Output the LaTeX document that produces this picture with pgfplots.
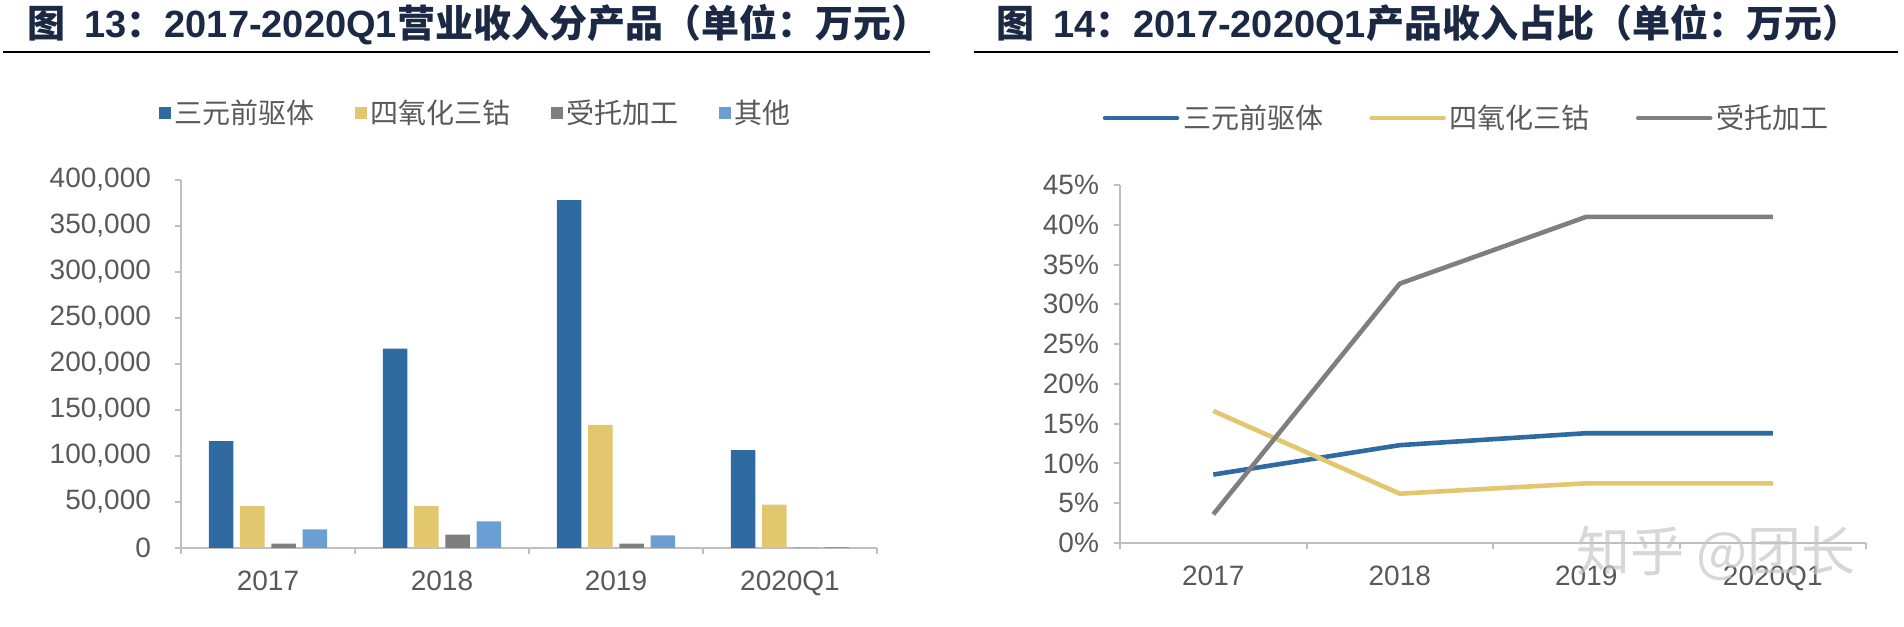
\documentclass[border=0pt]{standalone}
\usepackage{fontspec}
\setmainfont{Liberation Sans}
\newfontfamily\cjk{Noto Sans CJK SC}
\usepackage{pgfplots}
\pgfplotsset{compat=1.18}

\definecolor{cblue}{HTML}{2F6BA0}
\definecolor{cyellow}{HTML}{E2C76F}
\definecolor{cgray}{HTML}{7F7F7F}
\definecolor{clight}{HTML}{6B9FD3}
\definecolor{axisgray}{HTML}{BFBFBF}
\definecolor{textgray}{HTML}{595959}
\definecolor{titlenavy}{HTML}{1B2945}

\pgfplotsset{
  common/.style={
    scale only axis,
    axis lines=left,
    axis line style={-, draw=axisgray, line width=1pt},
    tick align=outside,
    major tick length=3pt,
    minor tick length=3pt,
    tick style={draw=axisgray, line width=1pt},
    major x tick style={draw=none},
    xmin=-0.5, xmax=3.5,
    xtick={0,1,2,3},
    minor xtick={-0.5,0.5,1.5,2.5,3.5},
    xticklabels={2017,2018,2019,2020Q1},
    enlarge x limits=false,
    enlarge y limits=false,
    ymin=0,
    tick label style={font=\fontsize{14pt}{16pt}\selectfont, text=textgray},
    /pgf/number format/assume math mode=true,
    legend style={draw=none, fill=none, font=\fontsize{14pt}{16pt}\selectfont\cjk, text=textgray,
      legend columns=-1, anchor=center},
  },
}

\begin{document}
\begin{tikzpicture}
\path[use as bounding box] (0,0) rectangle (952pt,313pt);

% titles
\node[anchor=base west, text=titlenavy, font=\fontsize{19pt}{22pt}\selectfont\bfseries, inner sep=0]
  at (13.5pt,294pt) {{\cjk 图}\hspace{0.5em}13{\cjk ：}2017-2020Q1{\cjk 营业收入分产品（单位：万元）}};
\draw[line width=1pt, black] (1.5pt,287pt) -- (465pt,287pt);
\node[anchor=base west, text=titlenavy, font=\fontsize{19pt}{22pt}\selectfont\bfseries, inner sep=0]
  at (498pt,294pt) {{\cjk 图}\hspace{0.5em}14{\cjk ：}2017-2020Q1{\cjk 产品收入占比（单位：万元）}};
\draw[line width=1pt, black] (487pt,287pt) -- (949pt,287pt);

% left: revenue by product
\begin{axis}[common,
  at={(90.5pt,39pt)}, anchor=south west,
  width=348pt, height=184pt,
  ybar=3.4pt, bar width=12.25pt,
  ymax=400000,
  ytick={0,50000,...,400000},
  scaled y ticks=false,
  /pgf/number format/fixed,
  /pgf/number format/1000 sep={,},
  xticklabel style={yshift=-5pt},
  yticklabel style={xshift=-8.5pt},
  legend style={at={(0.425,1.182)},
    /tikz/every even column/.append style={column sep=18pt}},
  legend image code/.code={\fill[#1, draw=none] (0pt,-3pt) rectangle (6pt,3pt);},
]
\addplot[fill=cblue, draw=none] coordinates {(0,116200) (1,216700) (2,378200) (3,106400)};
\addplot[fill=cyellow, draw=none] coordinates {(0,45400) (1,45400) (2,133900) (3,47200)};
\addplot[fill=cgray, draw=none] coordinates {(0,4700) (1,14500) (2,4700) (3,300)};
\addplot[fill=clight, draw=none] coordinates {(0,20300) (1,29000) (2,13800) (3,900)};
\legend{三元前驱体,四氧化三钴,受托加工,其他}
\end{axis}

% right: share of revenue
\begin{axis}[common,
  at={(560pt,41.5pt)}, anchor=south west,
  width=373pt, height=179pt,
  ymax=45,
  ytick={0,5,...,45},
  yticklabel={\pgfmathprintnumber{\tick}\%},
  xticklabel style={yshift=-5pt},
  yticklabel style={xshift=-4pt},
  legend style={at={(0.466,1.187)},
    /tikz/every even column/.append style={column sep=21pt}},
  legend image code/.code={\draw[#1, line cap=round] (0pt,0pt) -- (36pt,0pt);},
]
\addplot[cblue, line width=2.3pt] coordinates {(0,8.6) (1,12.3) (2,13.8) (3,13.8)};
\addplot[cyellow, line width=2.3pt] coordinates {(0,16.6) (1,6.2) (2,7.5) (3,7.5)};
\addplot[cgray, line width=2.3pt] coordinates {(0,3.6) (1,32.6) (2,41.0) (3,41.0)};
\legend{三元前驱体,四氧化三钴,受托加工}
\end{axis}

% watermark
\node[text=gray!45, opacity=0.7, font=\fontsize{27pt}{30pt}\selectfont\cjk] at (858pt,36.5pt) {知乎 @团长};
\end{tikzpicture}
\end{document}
☆ ☆ ☆
• _TO DO_
Repeat the data exactly in full, omitting its pictures.

• _RESPONSE TO THE EXERCISE_
Output the LaTeX document that produces this picture with pgfplots.
\documentclass[border=0pt]{standalone}
\usepackage{fontspec}
\setmainfont{Liberation Sans}
\newfontfamily\cjk{Noto Sans CJK SC}
\usepackage{pgfplots}
\pgfplotsset{compat=1.18}

\definecolor{cblue}{HTML}{2F6BA0}
\definecolor{cyellow}{HTML}{E2C76F}
\definecolor{cgray}{HTML}{7F7F7F}
\definecolor{clight}{HTML}{6B9FD3}
\definecolor{axisgray}{HTML}{BFBFBF}
\definecolor{textgray}{HTML}{595959}
\definecolor{titlenavy}{HTML}{1B2945}

\pgfplotsset{
  common/.style={
    scale only axis,
    axis lines=left,
    axis line style={-, draw=axisgray, line width=1pt},
    tick align=outside,
    major tick length=3pt,
    minor tick length=3pt,
    tick style={draw=axisgray, line width=1pt},
    major x tick style={draw=none},
    xmin=-0.5, xmax=3.5,
    xtick={0,1,2,3},
    minor xtick={-0.5,0.5,1.5,2.5,3.5},
    xticklabels={2017,2018,2019,2020Q1},
    enlarge x limits=false,
    enlarge y limits=false,
    ymin=0,
    tick label style={font=\fontsize{14pt}{16pt}\selectfont, text=textgray},
    /pgf/number format/assume math mode=true,
    legend style={draw=none, fill=none, font=\fontsize{14pt}{16pt}\selectfont\cjk, text=textgray,
      legend columns=-1, anchor=center},
  },
}

\begin{document}
\begin{tikzpicture}
\path[use as bounding box] (0,0) rectangle (952pt,313pt);

% titles
\node[anchor=base west, text=titlenavy, font=\fontsize{19pt}{22pt}\selectfont\bfseries, inner sep=0]
  at (13.5pt,294pt) {{\cjk 图}\hspace{0.5em}13{\cjk ：}2017-2020Q1{\cjk 营业收入分产品（单位：万元）}};
\draw[line width=1pt, black] (1.5pt,287pt) -- (465pt,287pt);
\node[anchor=base west, text=titlenavy, font=\fontsize{19pt}{22pt}\selectfont\bfseries, inner sep=0]
  at (498pt,294pt) {{\cjk 图}\hspace{0.5em}14{\cjk ：}2017-2020Q1{\cjk 产品收入占比（单位：万元）}};
\draw[line width=1pt, black] (487pt,287pt) -- (949pt,287pt);

% left: revenue by product
\begin{axis}[common,
  at={(90.5pt,39pt)}, anchor=south west,
  width=348pt, height=184pt,
  ybar=3.4pt, bar width=12.25pt,
  ymax=400000,
  ytick={0,50000,...,400000},
  scaled y ticks=false,
  /pgf/number format/fixed,
  /pgf/number format/1000 sep={,},
  xticklabel style={yshift=-5pt},
  yticklabel style={xshift=-8.5pt},
  legend style={at={(0.425,1.182)},
    /tikz/every even column/.append style={column sep=18pt}},
  legend image code/.code={\fill[#1, draw=none] (0pt,-3pt) rectangle (6pt,3pt);},
]
\addplot[fill=cblue, draw=none] coordinates {(0,116200) (1,216700) (2,378200) (3,106400)};
\addplot[fill=cyellow, draw=none] coordinates {(0,45400) (1,45400) (2,133900) (3,47200)};
\addplot[fill=cgray, draw=none] coordinates {(0,4700) (1,14500) (2,4700) (3,300)};
\addplot[fill=clight, draw=none] coordinates {(0,20300) (1,29000) (2,13800) (3,900)};
\legend{三元前驱体,四氧化三钴,受托加工,其他}
\end{axis}

% right: share of revenue
\begin{axis}[common,
  at={(560pt,41.5pt)}, anchor=south west,
  width=373pt, height=179pt,
  ymax=45,
  ytick={0,5,...,45},
  yticklabel={\pgfmathprintnumber{\tick}\%},
  xticklabel style={yshift=-5pt},
  yticklabel style={xshift=-4pt},
  legend style={at={(0.466,1.187)},
    /tikz/every even column/.append style={column sep=21pt}},
  legend image code/.code={\draw[#1, line cap=round] (0pt,0pt) -- (36pt,0pt);},
]
\addplot[cblue, line width=2.3pt] coordinates {(0,8.6) (1,12.3) (2,13.8) (3,13.8)};
\addplot[cyellow, line width=2.3pt] coordinates {(0,16.6) (1,6.2) (2,7.5) (3,7.5)};
\addplot[cgray, line width=2.3pt] coordinates {(0,3.6) (1,32.6) (2,41.0) (3,41.0)};
\legend{三元前驱体,四氧化三钴,受托加工}
\end{axis}

% watermark
\node[text=gray!45, opacity=0.7, font=\fontsize{27pt}{30pt}\selectfont\cjk] at (858pt,36.5pt) {知乎 @团长};
\end{tikzpicture}
\end{document}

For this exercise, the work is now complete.